And other things. But on public finance, he writes,
The central goal of a growth-oriented tax system is to raise the revenue needed to fund necessary government spending at minimal distortion to the economy, and in particular minimizing the sorts of distortions that impede the growth process.
This is a very basic statement, and I believe that it would be difficult to come up with a good economic argument against it. What it implies is that using the tax code for social engineering is entirely wrong. Subsidies should be subsidies, not tax credits or tax deductions.

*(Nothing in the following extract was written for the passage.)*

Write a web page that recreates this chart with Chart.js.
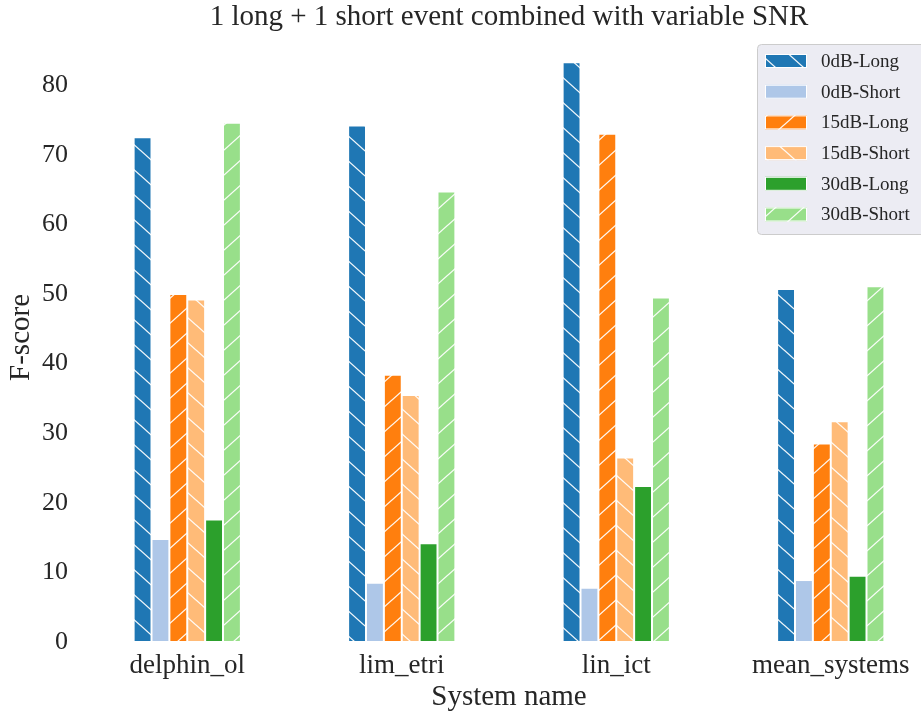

But the implications go further. Poor people face very high implicit marginal tax rates, because of the hard cut-offs on benefit programs. As you know, I favor consolidating all benefit programs into a single flexible benefit taxed at about a 20 to 25 percent rate. Also, taxes discourage work (the payroll tax) and thrift (the corporate income tax and other taxes on capital).
There is still room for disagreement about the trade-off between redistribution through taxation and economic growth. But there are many tax reforms on which economists could agree, politics aside.
Is there any serious person (HT: Paul Krugman) who does not favor a consumption tax (with rebates to lower income households) to replace all other taxes?
What do you mean? You either are or aren’t using “serious people” in the Krugman sense incorrectly and it makes your question rather nonsensicial in both ways.
Redistribution policies, namely an expansion of the safety net and higher taxes to pay for it, always, everywhere reduce economic growth. People work because they want something the fruits of labor provide, or to prevent bad things from happening because they do not have fruits of labor. Either way the better safety net or the higher taxes to pay for it discourages work, which is what economic growth is about.